Chris Salter + LabXmodal: Atmosphere, FOFA Gallery

Art Papers (May-June, 2011)

Chris Salter + LabXmodal, Atmosphere, Installation View, FOFA Gallery, 2011. Photo: Guy L'Heureux. Courtesy: LabXmodal and FOFA Gallery.

Atmosphere: it sticks to objects, buildings and celestial bodies like an auratic energy, or lingers like an obfuscating fog of innumerable factors. According to Bruno Latour, the conditions that create our collective “atmosphere” are always plural – natural and cultural, scientific and political.  Moreover, whereas formerly “[o]utside the laboratory was the realm of experience – not experiment” – today “the laboratory has extended its walls to the whole planet.”[1] That is, today there is no longer a clear distinction between human experiences and technoscientific or technocratic experiments: “experiments are now taking place on a life-size scale and in real time.”[2]

It is this “delicate sphere of climate control”[3] that Chris Salter and his research team of LabXmodal (Marije Baalman, Elio Bidinost, Shannon Collis, Fernando Leppe, Harry Smoak, Robert Tomes, Matthieu Tremblay, and Tobias Ziegler) explore in their multi-media environment Atmosphere [FOFA Gallery, January 10 – February 11, 2011]. At the beginning of the 20 minute cycle, it is difficult to know what to expect: the gallery is darkened and seemingly empty, except for the ghost in the room – the technology. Then, slowly, coloured light, sound, infrared heat and haze fill the space with waves of stimuli that ebb and flow, stutter and glide, sometimes rising to an overwhelming crescendo, sometimes retreating to near imperceptibility. Three planes of light hang in the middle of the space like rhetorical screens. Blue streams out, then green, then sudden flashes of red, or a Morse-code-like rhythm of pink, or nothing. They cleverly anchor our visual concentration, all the while announcing the continuity of the atmosphere that passes through them. A strobe light adds sudden bursts of clear white light. The sound composition is strangely ethereal and strangely familiar, conjuring up images of rushing water or traffic, thunder, electrical crickets and cicadas, the ding of an elevator, and the meditative music that often accompanies savasana, “corpse pose” in yoga. Overall, the effect of Atmosphere is one of allowing our senses to be washed over and carried away in all directions, only to find ourselves self-contained and consolidated at the end of the cycle.

Atmosphere, as well as Salter’s previous environments, habitually participate in the new-media festivals, such as Ars Electronica and Transmediale, rather than being exhibited in art galleries.
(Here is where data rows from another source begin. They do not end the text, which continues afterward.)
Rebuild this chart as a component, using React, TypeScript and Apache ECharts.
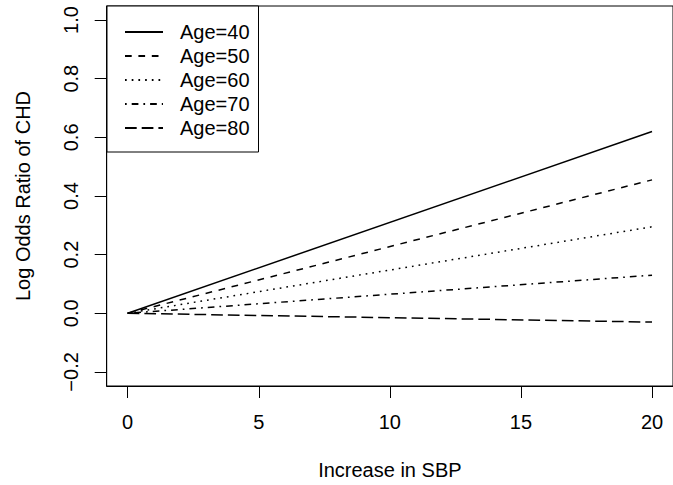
import React, { useEffect, useRef } from "react";
import * as echarts from "echarts";

// ---- data ----
const sbpIncrease = [0, 20];
const ageLabels = ["Age=40", "Age=50", "Age=60", "Age=70", "Age=80"];
const logOR40 = [0.0, 0.62];
const logOR50 = [0.0, 0.455];
const logOR60 = [0.0, 0.295];
const logOR70 = [0.0, 0.13];
const logOR80 = [0.0, -0.03];
const xTicks = [0, 5, 10, 15, 20];
const yTicks = [-0.2, 0.0, 0.2, 0.4, 0.6, 0.8, 1.0];

// ---- styles (R lty 1..5) ----
const dashStyles: any[] = [
  "solid",
  [6.7, 6.7],
  [1.7, 5],
  [1.7, 5, 6.7, 5],
  [11.7, 5],
];

const FONT = "'Liberation Sans', Arial, Helvetica, sans-serif";

export default function App() {
  const ref = useRef<HTMLDivElement>(null);
  useEffect(() => {
    if (!ref.current) return;
    const chart = echarts.init(ref.current, null, { renderer: "svg" });
    const allSeries = [logOR40, logOR50, logOR60, logOR70, logOR80];
    const series = allSeries.map((vals, i) => ({
      name: ageLabels[i],
      type: "line",
      data: sbpIncrease.map((x, j) => [x, vals[j]]),
      symbol: "none",
      showSymbol: false,
      lineStyle: { color: "#000", width: 1.5, type: dashStyles[i], cap: "butt" },
      itemStyle: { color: "#000" },
      emphasis: { disabled: true },
    }));
    chart.setOption({
      animation: false,
      backgroundColor: "#fff",
      textStyle: { fontFamily: FONT },
      grid: {
        left: 106.7,
        top: 6,
        width: 575.6,
        height: 383,
        show: true,
        borderColor: "#000",
        borderWidth: 1,
        backgroundColor: "transparent",
      },
      legend: {
        orient: "vertical",
        left: 107,
        top: 6,
        padding: [16, 9, 14, 17],
        itemWidth: 38,
        itemHeight: 20,
        itemGap: 4,
        borderColor: "#000",
        borderWidth: 1,
        backgroundColor: "#fff",
        selectedMode: false,
        itemStyle: { opacity: 0 },
        textStyle: {
          fontSize: 20,
          fontFamily: FONT,
          color: "#000",
          lineHeight: 20,
          padding: [0, 0, 0, 12],
        },
        data: ageLabels,
      },
      xAxis: {
        type: "value",
        min: -0.8,
        max: 20.8,
        name: "Increase in SBP",
        nameLocation: "middle",
        nameGap: 74,
        nameTextStyle: { fontSize: 20, fontFamily: FONT, color: "#000" },
        axisLine: { show: true, onZero: false, lineStyle: { color: "#000", width: 1 } },
        axisTick: { show: true, length: 12, customValues: xTicks, lineStyle: { color: "#000", width: 1 } },
        axisLabel: {
          customValues: xTicks,
          margin: 26,
          fontSize: 20,
          fontFamily: FONT,
          color: "#000",
          formatter: (v: number) => String(v),
        },
        splitLine: { show: false },
      },
      yAxis: {
        type: "value",
        min: -0.248,
        max: 1.048,
        name: "Log Odds Ratio of CHD",
        nameLocation: "middle",
        nameRotate: 90,
        nameGap: 74,
        nameTextStyle: { fontSize: 20, fontFamily: FONT, color: "#000" },
        axisLine: { show: true, onZero: false, lineStyle: { color: "#000", width: 1 } },
        axisTick: { show: true, length: 12, customValues: yTicks, lineStyle: { color: "#000", width: 1 } },
        axisLabel: {
          customValues: yTicks,
          rotate: 90,
          margin: 26,
          fontSize: 20,
          fontFamily: FONT,
          color: "#000",
          formatter: (v: number) => v.toFixed(1).replace("-", "\u2212"),
        },
        splitLine: { show: false },
      },
      series,
    });
    return () => chart.dispose();
  }, []);
  return (
    <div
      ref={ref}
      style={{ position: "fixed", left: 0, top: 0, width: 673, height: 485 }}
    />
  );
}
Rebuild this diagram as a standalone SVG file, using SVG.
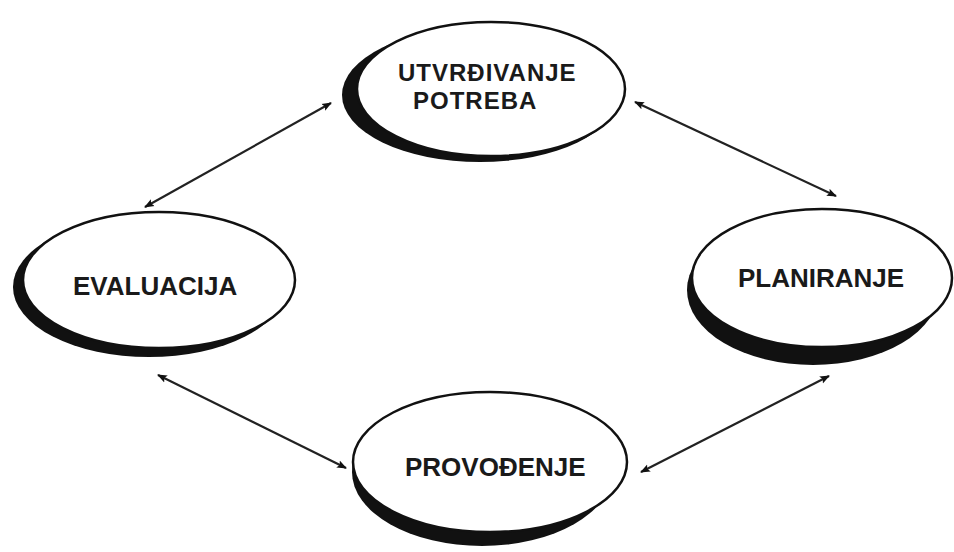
<svg xmlns="http://www.w3.org/2000/svg" width="954" height="552" viewBox="0 0 954 552">
<defs>
<style>
.sh{fill:#111}
.el{fill:#fff;stroke:#111;stroke-width:2.5}
.t{font-family:"Liberation Sans",Arial,sans-serif;font-weight:bold;font-size:26px;fill:#1a1a1a}
.t2{font-size:24px;letter-spacing:1px}
.c{stroke:#222;stroke-width:2.2;fill:none;marker-start:url(#ah);marker-end:url(#ah)}
</style>
<marker id="ah" viewBox="0 0 10 10" refX="9" refY="5" markerWidth="4.5" markerHeight="4.5" orient="auto-start-reverse">
<path d="M0,1 L10,5 L0,9 L2,5 Z" fill="#111"/>
</marker>
</defs>
<rect width="954" height="552" fill="#fff"/>
<g id="connectors">
<line class="c" x1="331" y1="103" x2="145" y2="207"/>
<line class="c" x1="635" y1="102" x2="836" y2="196"/>
<line class="c" x1="158" y1="375" x2="346" y2="468"/>
<line class="c" x1="641" y1="472" x2="829" y2="376"/>
</g>
<g id="utvrdivanje">
<ellipse class="sh" cx="480" cy="95" rx="138" ry="67"/>
<ellipse class="el" cx="491" cy="89" rx="134" ry="67"/>
<text class="t t2" x="398" y="81">UTVRĐIVANJE</text>
<text class="t t2" x="413" y="109">POTREBA</text>
</g>
<g id="evaluacija">
<ellipse class="sh" cx="149" cy="287" rx="136" ry="70"/>
<ellipse class="el" cx="159" cy="280" rx="136" ry="68"/>
<text class="t" x="73" y="295">EVALUACIJA</text>
</g>
<g id="planiranje">
<ellipse class="sh" cx="813" cy="290" rx="126" ry="75"/>
<ellipse class="el" cx="822" cy="278" rx="130" ry="69"/>
<text class="t" x="738" y="287">PLANIRANJE</text>
</g>
<g id="provodenje">
<ellipse class="sh" cx="482" cy="472" rx="130" ry="74"/>
<ellipse class="el" cx="490" cy="462" rx="137" ry="70"/>
<text class="t" x="405" y="476">PROVOĐENJE</text>
</g>
</svg>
As if announcing this shift in discursive context, he transformed the gallery into literally half white-cube and half black-box. The “white” half points to American minimalism of the late 1960s, particularly the “light” works by Dan Flavin, Carl Andre’s alleged materialism, and Fred Sandback’s large-scale geometric planes made of coloured string; the “black” half points to the cultural thirst for immersion, the composition’s flirtation with narrative, and the dissolution of selfhood that is the work’s stated objective.[4] But how can Atmosphere be both? More specifically, how can it engage with the Minimalist dictum of phenomenological perception – which, it is important to note, required an intellectually prepared viewer to play the role of “I perceive” – and simultaneously address the dispersal of this “I” into the many technologies it uses to extend and displace itself? Salter negotiates this tension well: rather than confronting the viewer with a definable object that stands as his rhetorical equal, Atmosphere proposes an ephemeral, even volatile object that emphasizes the temporality and changeability of the encounter. As such, it suggests complicity between viewer and object, in this case a room filled with technologically induced effects.

Without the technological savvy to know what was required of the research team to produce this work, Atmosphere’s exploration of how ever-evolving new technologies impact the evolution of the human sensorium seems more metaphoric than scientific. Yet, if we accept Latour’s argument that the sphere of “experience” is not separate from the sphere of “experiment,” then this distinction is irrelevant. In either case, our physiological and intellectual response to this particular experiment is informed as much from our “up-dated” sensorium as it is from the stimuli itself. The interface between inner and outer is as permeable as Salter’s “screens.”  


[1] Bruno Latour. “Atmosphère, Atmosphère.” Olafur Eliasson: The Weather Project, The Unilever Series. Susan May, Bruno Latour, Israel Rosenfield, et al. London: Tate Publishing, 2003. 31.

[2] Ibid. 32.

[3] Ibid. 40.

[4] The press release states: Atmosphere explores four conceptual/technological areas of research: cross modal sensory phenomena, perceptual thresholds, questions about the dissolution of self-hood inside sensory reduction environments and ecological concepts of perception.